### PROBLEM REQUIREMENTS
Type out the complete listing below word for word, without its pictures.

### RECORDED INFORMATION
+---+
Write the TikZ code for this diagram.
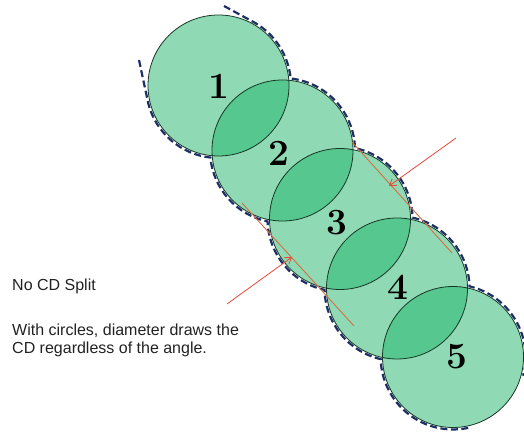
\documentclass[tikz,border=0pt]{standalone}
\usepackage{fontspec}
\newfontfamily\arialfont{Liberation Sans}
\usetikzlibrary{calc,arrows.meta}
\definecolor{discgreen}{RGB}{31,181,105}
\definecolor{rimgreen}{RGB}{22,55,38}
\definecolor{navy}{RGB}{28,48,100}
\definecolor{tanred}{RGB}{214,110,70}
\definecolor{arrred}{RGB}{232,72,58}
\definecolor{txtgray}{RGB}{34,34,34}
\begin{document}
\begin{tikzpicture}[x=1pt,y=1pt,
  disc/.style={circle,inner sep=0pt,minimum size=141pt,fill=discgreen,fill opacity=0.5},
  rim/.style={draw=rimgreen,line width=0.8pt},
  num/.style={font=\fontsize{37}{37}\selectfont\bfseries,text=black,inner sep=0pt},
  envelope/.style={draw=navy,line width=2.2pt,dash pattern=on 7pt off 3.5pt},
  tangentline/.style={draw=tanred,line width=0.9pt},
  pointer/.style={draw=arrred,line width=0.8pt,-{Straight Barb[length=6pt,width=8pt]}},
  caption/.style={font=\arialfont\fontsize{16}{18}\selectfont,text=txtgray,inner sep=0pt,anchor=base west}]
\useasboundingbox (0,0) rectangle (524,436);
\clip (0,0) rectangle (524,436);
% discs
\node[disc] (C1) at (218.5,350.5) {};
\node[disc] (C2) at (282.5,285.5) {};
\node[disc] (C3) at (340,217) {};
\node[disc] (C4) at (397,147.5) {};
\node[disc] (C5) at (453,79) {};
\foreach \i in {1,...,5} \draw[rim] (C\i.center) circle[radius=70.5];
% labels
\node[num] (L1) at (219,350) {1};
\node[num] (L2) at (279,283) {2};
\node[num] (L3) at (337,213) {3};
\node[num] (L4) at (398,149) {4};
\node[num] (L5) at (457,79) {5};
% dashed envelope, right side
\coordinate (rs) at (224,430);
\coordinate (ls) at (139,376);
\draw[envelope] (rs) -- ($(C1.center)+(60:72.5)$)
  arc[start angle=60,end angle=5.56,radius=72.5]
  arc[start angle=83.56,end angle=1.9,radius=72.5]
  arc[start angle=78.1,end angle=1.1,radius=72.5]
  arc[start angle=77.7,end angle=1.7,radius=72.5]
  arc[start angle=76.9,end angle=-15,radius=72.5];
% dashed envelope, left side
\draw[envelope] (ls) -- ($(C1.center)+(195:72.5)$)
  arc[start angle=195,end angle=263.56,radius=72.5]
  arc[start angle=185.56,end angle=258.1,radius=72.5]
  arc[start angle=181.9,end angle=257.7,radius=72.5]
  arc[start angle=181.1,end angle=256.9,radius=72.5]
  arc[start angle=181.7,end angle=282,radius=72.5];
% tangent (diameter) lines
\coordinate (ra) at (352,294);
\coordinate (rb) at (452,183);
\coordinate (la) at (242,233);
\coordinate (lb) at (354,110);
\draw[tangentline] (ra) -- (rb);
\draw[tangentline] (la) -- (lb);
% pointers
\coordinate (pa) at (456,298);
\coordinate (pb) at (389,250);
\coordinate (qa) at (227,132);
\coordinate (qb) at (292,179);
\draw[pointer] (pa) -- (pb);
\draw[pointer] (qa) -- (qb);
% captions
\node[caption] (t1) at (12,145.3) {No CD Split};
\node[caption] (t2) at (12,100) {With circles, diameter draws the};
\node[caption] (t3) at (12,82) {CD regardless of the angle.};
\end{tikzpicture}
\end{document}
+---+
### SOLVED PROBLEM
Write the TikZ code for this diagram.
\documentclass[tikz,border=0pt]{standalone}
\usepackage{fontspec}
\newfontfamily\arialfont{Liberation Sans}
\usetikzlibrary{calc,arrows.meta}
\definecolor{discgreen}{RGB}{31,181,105}
\definecolor{rimgreen}{RGB}{22,55,38}
\definecolor{navy}{RGB}{28,48,100}
\definecolor{tanred}{RGB}{214,110,70}
\definecolor{arrred}{RGB}{232,72,58}
\definecolor{txtgray}{RGB}{34,34,34}
\begin{document}
\begin{tikzpicture}[x=1pt,y=1pt,
  disc/.style={circle,inner sep=0pt,minimum size=141pt,fill=discgreen,fill opacity=0.5},
  rim/.style={draw=rimgreen,line width=0.8pt},
  num/.style={font=\fontsize{37}{37}\selectfont\bfseries,text=black,inner sep=0pt},
  envelope/.style={draw=navy,line width=2.2pt,dash pattern=on 7pt off 3.5pt},
  tangentline/.style={draw=tanred,line width=0.9pt},
  pointer/.style={draw=arrred,line width=0.8pt,-{Straight Barb[length=6pt,width=8pt]}},
  caption/.style={font=\arialfont\fontsize{16}{18}\selectfont,text=txtgray,inner sep=0pt,anchor=base west}]
\useasboundingbox (0,0) rectangle (524,436);
\clip (0,0) rectangle (524,436);
% discs
\node[disc] (C1) at (218.5,350.5) {};
\node[disc] (C2) at (282.5,285.5) {};
\node[disc] (C3) at (340,217) {};
\node[disc] (C4) at (397,147.5) {};
\node[disc] (C5) at (453,79) {};
\foreach \i in {1,...,5} \draw[rim] (C\i.center) circle[radius=70.5];
% labels
\node[num] (L1) at (219,350) {1};
\node[num] (L2) at (279,283) {2};
\node[num] (L3) at (337,213) {3};
\node[num] (L4) at (398,149) {4};
\node[num] (L5) at (457,79) {5};
% dashed envelope, right side
\coordinate (rs) at (224,430);
\coordinate (ls) at (139,376);
\draw[envelope] (rs) -- ($(C1.center)+(60:72.5)$)
  arc[start angle=60,end angle=5.56,radius=72.5]
  arc[start angle=83.56,end angle=1.9,radius=72.5]
  arc[start angle=78.1,end angle=1.1,radius=72.5]
  arc[start angle=77.7,end angle=1.7,radius=72.5]
  arc[start angle=76.9,end angle=-15,radius=72.5];
% dashed envelope, left side
\draw[envelope] (ls) -- ($(C1.center)+(195:72.5)$)
  arc[start angle=195,end angle=263.56,radius=72.5]
  arc[start angle=185.56,end angle=258.1,radius=72.5]
  arc[start angle=181.9,end angle=257.7,radius=72.5]
  arc[start angle=181.1,end angle=256.9,radius=72.5]
  arc[start angle=181.7,end angle=282,radius=72.5];
% tangent (diameter) lines
\coordinate (ra) at (352,294);
\coordinate (rb) at (452,183);
\coordinate (la) at (242,233);
\coordinate (lb) at (354,110);
\draw[tangentline] (ra) -- (rb);
\draw[tangentline] (la) -- (lb);
% pointers
\coordinate (pa) at (456,298);
\coordinate (pb) at (389,250);
\coordinate (qa) at (227,132);
\coordinate (qb) at (292,179);
\draw[pointer] (pa) -- (pb);
\draw[pointer] (qa) -- (qb);
% captions
\node[caption] (t1) at (12,145.3) {No CD Split};
\node[caption] (t2) at (12,100) {With circles, diameter draws the};
\node[caption] (t3) at (12,82) {CD regardless of the angle.};
\end{tikzpicture}
\end{document}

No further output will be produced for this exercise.